> [Supplied information]:
=====

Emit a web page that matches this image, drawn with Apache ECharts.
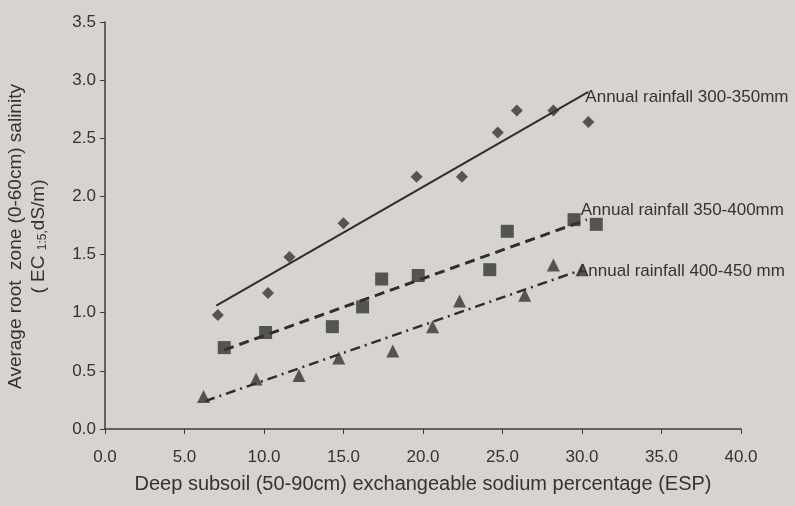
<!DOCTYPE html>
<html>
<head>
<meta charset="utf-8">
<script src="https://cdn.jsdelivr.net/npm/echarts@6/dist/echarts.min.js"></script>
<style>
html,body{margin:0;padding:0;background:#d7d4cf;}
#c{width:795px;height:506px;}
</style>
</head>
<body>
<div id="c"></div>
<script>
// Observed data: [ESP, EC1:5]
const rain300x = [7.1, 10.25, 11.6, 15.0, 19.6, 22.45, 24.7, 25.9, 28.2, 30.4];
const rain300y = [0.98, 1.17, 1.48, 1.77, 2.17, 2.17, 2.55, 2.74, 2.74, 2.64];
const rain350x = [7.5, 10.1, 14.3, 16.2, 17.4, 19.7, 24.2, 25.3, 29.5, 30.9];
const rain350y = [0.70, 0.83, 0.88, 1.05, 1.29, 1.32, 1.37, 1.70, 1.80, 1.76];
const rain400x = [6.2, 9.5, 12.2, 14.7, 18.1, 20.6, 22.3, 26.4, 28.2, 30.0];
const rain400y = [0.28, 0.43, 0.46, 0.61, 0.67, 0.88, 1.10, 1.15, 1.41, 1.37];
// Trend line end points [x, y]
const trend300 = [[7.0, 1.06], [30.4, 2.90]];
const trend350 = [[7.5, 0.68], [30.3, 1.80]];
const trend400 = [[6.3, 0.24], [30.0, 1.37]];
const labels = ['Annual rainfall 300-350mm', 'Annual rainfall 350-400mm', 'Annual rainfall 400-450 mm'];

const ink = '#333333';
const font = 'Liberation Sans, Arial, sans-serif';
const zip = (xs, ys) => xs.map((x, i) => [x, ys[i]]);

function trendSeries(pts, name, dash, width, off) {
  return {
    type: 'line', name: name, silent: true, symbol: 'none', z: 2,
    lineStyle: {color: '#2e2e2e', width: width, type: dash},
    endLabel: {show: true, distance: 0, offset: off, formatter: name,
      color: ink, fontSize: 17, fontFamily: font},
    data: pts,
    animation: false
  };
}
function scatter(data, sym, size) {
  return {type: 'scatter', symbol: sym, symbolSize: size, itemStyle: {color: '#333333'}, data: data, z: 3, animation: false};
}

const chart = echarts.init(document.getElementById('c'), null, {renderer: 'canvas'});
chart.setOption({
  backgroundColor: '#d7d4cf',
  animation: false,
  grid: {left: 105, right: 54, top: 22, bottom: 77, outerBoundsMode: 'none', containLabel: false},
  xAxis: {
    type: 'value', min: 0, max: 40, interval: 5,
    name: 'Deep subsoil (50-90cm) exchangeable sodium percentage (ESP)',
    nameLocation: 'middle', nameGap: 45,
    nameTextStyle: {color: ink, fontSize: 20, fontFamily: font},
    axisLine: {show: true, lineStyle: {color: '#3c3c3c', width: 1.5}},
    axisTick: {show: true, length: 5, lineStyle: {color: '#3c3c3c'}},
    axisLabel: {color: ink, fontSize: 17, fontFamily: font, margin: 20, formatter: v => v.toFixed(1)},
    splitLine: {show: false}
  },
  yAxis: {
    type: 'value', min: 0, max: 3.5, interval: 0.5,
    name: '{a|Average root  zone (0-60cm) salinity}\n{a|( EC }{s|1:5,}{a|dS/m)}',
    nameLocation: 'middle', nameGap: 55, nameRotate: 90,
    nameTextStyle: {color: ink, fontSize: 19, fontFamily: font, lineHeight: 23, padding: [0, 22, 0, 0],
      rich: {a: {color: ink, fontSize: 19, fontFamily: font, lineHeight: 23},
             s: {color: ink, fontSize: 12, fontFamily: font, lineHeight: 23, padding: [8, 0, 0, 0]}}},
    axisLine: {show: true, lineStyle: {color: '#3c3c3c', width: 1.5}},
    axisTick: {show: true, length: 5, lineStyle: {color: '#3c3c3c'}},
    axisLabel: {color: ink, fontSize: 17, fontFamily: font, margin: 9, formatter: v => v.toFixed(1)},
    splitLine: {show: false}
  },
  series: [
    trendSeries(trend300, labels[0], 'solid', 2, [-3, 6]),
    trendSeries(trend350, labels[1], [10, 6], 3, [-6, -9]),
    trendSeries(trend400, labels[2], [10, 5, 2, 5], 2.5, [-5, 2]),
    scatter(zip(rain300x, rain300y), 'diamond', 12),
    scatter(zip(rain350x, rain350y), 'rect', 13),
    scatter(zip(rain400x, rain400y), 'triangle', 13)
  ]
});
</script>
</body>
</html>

=====

> [Goal of the exercise]: Do not include the images; transcribe the rest of the listing exactly.

> [Exercise result]:
Emit a web page that matches this image, drawn with Apache ECharts.
<!DOCTYPE html>
<html>
<head>
<meta charset="utf-8">
<script src="https://cdn.jsdelivr.net/npm/echarts@6/dist/echarts.min.js"></script>
<style>
html,body{margin:0;padding:0;background:#d7d4cf;}
#c{width:795px;height:506px;}
</style>
</head>
<body>
<div id="c"></div>
<script>
// Observed data: [ESP, EC1:5]
const rain300x = [7.1, 10.25, 11.6, 15.0, 19.6, 22.45, 24.7, 25.9, 28.2, 30.4];
const rain300y = [0.98, 1.17, 1.48, 1.77, 2.17, 2.17, 2.55, 2.74, 2.74, 2.64];
const rain350x = [7.5, 10.1, 14.3, 16.2, 17.4, 19.7, 24.2, 25.3, 29.5, 30.9];
const rain350y = [0.70, 0.83, 0.88, 1.05, 1.29, 1.32, 1.37, 1.70, 1.80, 1.76];
const rain400x = [6.2, 9.5, 12.2, 14.7, 18.1, 20.6, 22.3, 26.4, 28.2, 30.0];
const rain400y = [0.28, 0.43, 0.46, 0.61, 0.67, 0.88, 1.10, 1.15, 1.41, 1.37];
// Trend line end points [x, y]
const trend300 = [[7.0, 1.06], [30.4, 2.90]];
const trend350 = [[7.5, 0.68], [30.3, 1.80]];
const trend400 = [[6.3, 0.24], [30.0, 1.37]];
const labels = ['Annual rainfall 300-350mm', 'Annual rainfall 350-400mm', 'Annual rainfall 400-450 mm'];

const ink = '#333333';
const font = 'Liberation Sans, Arial, sans-serif';
const zip = (xs, ys) => xs.map((x, i) => [x, ys[i]]);

function trendSeries(pts, name, dash, width, off) {
  return {
    type: 'line', name: name, silent: true, symbol: 'none', z: 2,
    lineStyle: {color: '#2e2e2e', width: width, type: dash},
    endLabel: {show: true, distance: 0, offset: off, formatter: name,
      color: ink, fontSize: 17, fontFamily: font},
    data: pts,
    animation: false
  };
}
function scatter(data, sym, size) {
  return {type: 'scatter', symbol: sym, symbolSize: size, itemStyle: {color: '#333333'}, data: data, z: 3, animation: false};
}

const chart = echarts.init(document.getElementById('c'), null, {renderer: 'canvas'});
chart.setOption({
  backgroundColor: '#d7d4cf',
  animation: false,
  grid: {left: 105, right: 54, top: 22, bottom: 77, outerBoundsMode: 'none', containLabel: false},
  xAxis: {
    type: 'value', min: 0, max: 40, interval: 5,
    name: 'Deep subsoil (50-90cm) exchangeable sodium percentage (ESP)',
    nameLocation: 'middle', nameGap: 45,
    nameTextStyle: {color: ink, fontSize: 20, fontFamily: font},
    axisLine: {show: true, lineStyle: {color: '#3c3c3c', width: 1.5}},
    axisTick: {show: true, length: 5, lineStyle: {color: '#3c3c3c'}},
    axisLabel: {color: ink, fontSize: 17, fontFamily: font, margin: 20, formatter: v => v.toFixed(1)},
    splitLine: {show: false}
  },
  yAxis: {
    type: 'value', min: 0, max: 3.5, interval: 0.5,
    name: '{a|Average root  zone (0-60cm) salinity}\n{a|( EC }{s|1:5,}{a|dS/m)}',
    nameLocation: 'middle', nameGap: 55, nameRotate: 90,
    nameTextStyle: {color: ink, fontSize: 19, fontFamily: font, lineHeight: 23, padding: [0, 22, 0, 0],
      rich: {a: {color: ink, fontSize: 19, fontFamily: font, lineHeight: 23},
             s: {color: ink, fontSize: 12, fontFamily: font, lineHeight: 23, padding: [8, 0, 0, 0]}}},
    axisLine: {show: true, lineStyle: {color: '#3c3c3c', width: 1.5}},
    axisTick: {show: true, length: 5, lineStyle: {color: '#3c3c3c'}},
    axisLabel: {color: ink, fontSize: 17, fontFamily: font, margin: 9, formatter: v => v.toFixed(1)},
    splitLine: {show: false}
  },
  series: [
    trendSeries(trend300, labels[0], 'solid', 2, [-3, 6]),
    trendSeries(trend350, labels[1], [10, 6], 3, [-6, -9]),
    trendSeries(trend400, labels[2], [10, 5, 2, 5], 2.5, [-5, 2]),
    scatter(zip(rain300x, rain300y), 'diamond', 12),
    scatter(zip(rain350x, rain350y), 'rect', 13),
    scatter(zip(rain400x, rain400y), 'triangle', 13)
  ]
});
</script>
</body>
</html>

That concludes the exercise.